What about Data Selections?

I am aware of some special feature in VisIt called Data Selections which involves in some way external text files to help specify selections (almost like Adobe Photoshop's selections abstraction). However, I am totally unfamiliar with this feature and its relationship to subsetting.

Notes on current implementation

The current implementation of subsets involves several parts

avtDatabaseMetadata and siblings such as avtMeshMetadata, avtMeterialMetadata, etc.
- Used to define the names of domains, materials, groups, enumerated scalar sets
- Constructed upon opening a database in a plugin's PopulateDatabaseMetadata.
- In cases where subset composition of the database does not vary with time, there are currently optimizations in VisIt to avoid attempting to re-read and re-construct subset knowledge upon changes in timesteps. However, this optimization has proven robustness issues and it is unclear if it will continue to be necessary. This is the HasInvariantSIL() method on the avtFileFormat classes.
avtSIL classes and siblings
- SIL is an abbreviation for Subset Inclusion Lattice (SIL), which is a graph-like data structure for representing the subset structure of a database.
- A key complication is that there is a single avtSIL object for a whole database. If a database contains multiple meshes, all the subsetting structure from all the meshes is combined and co-mingles in a single avtSIL object.
- There are optimizations for specific kinds of subsetting structures (avtSILArray and avtSILMatrix) which are likely not necessary in the new implementation.
avtSILGenerator class
- This class basically transforms the subset metadata descriptions that come from a database plugin in avtDatabaseMetadata and constructs an avtSIL object for all the meshes in the input database.
- There are only a handful of common cases the avtSILGenerator class can generate an avtSIL object for. An alternative is for a database plugin to generate the avtSIL object directly but this is presently not done.
avtSILRestriction
- Class that represents a restriction (e.g. indicating which subsets are off and on) of the relevant subsets in a given visualization.
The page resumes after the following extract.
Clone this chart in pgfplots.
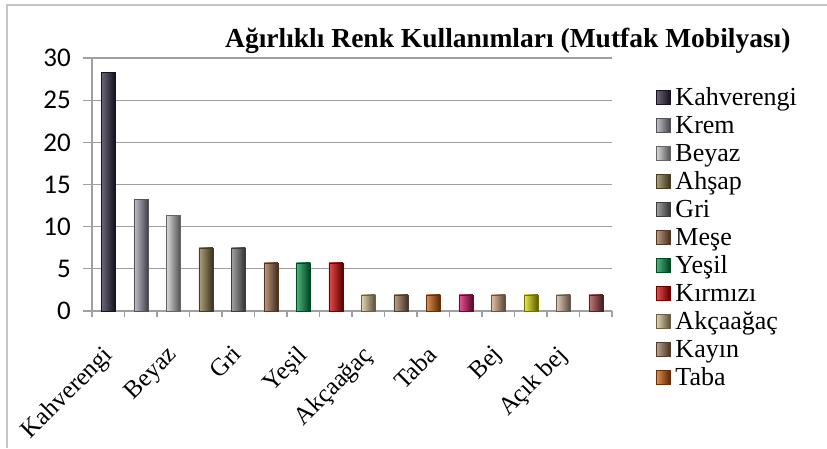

The SIL is restricted either explicitly by a user's inputs or indirectly by operator and load-balancing actions.
avtSILRestrictionTraverser
- A class whose primary role is to determine which domain sets are involved for any given SIL restriction but also helps to answer other questions about the SIL including such things as which material(s) are on, which enumerated scalar sets are on and for enforcing on and off state of sets throughout the SIL hierarchy.
SILRestrictionAttributes and its compact variant, CompactSILRestrictionAttributes
- These are the serializiable attributes object representations for SILs that VisIt passes between executables when subset selections are changed by the user and need to be communicated between GUI, mdserver, engine and viewer.
- A memory issue with an avtSILRestriction is that it contains a the SIL it is restricting (
- The compact variant is an optimization that codifies a SIL restriction as an array of unsigned chars and relies upon the fact that sender and reciever already have the underlying SIL object with which the restriction is associated.
GetMesh() method of a database plugin
- returns a vtkDataSet for a piece of mesh, that is a domain subset
GetVar() method of a database plugin
- returns a cell or point vtkDataArray intended to map 1:1 with the nodes or zones of the mesh object returned by the GetMesh() method.
- represents a node- or zone-centered variable defined on the mesh
- In the context of subsetting, GetVar() is relevant when it returns an enumerated scalar variable.
GetAuxiliaryData() method of a database plugin
- returns a avtMaterial object when the requested auxiliary data type is AUXILIARY_DATA_MATERIAL.
- VisIt's avtMaterial object is nearly identical to Silo's DBmaterial struct
The subset controls window in the GUI
- Instantiates a QTreeWidgetItem for every set in the database. This could pose a scalability issue for database containing millions of domain subsets.
SILRestriction python object and methods to manipulate it in the CLI
- Although we will introduce a new CLI interface, in the short term, we must maintain compatibility with this older interface.
- It may be necessary to maintain this older interface indefinitely though maybe with some warning messages to encourage other developers to update it.
Subset restriction operators
- Currently, these operators do not integrate well together. Part of the re-design will involve addressing that limitation.
- Domain filtering operator (based on spatial and data extents)
  - Eliminates domains from consideration based on bounds (an optimization that is presently not often used).
- Load balancing operator
  - Exists to decide which domains should be processed by which MPI tasks
- Material Interface Reconstruction (MIR)
  - This operation is significantly complicated by the need to deal with partial inclusion (e.g. mixing materials). Otherwise, for clean materials, this operation can be handled just like vtkEnumThreshold operator. But, restrictions are limited to mesh zone entities only.
- vtkEnumThreshold operator is capable of operating on restrictions involving node, edge, face and volume mesh enities.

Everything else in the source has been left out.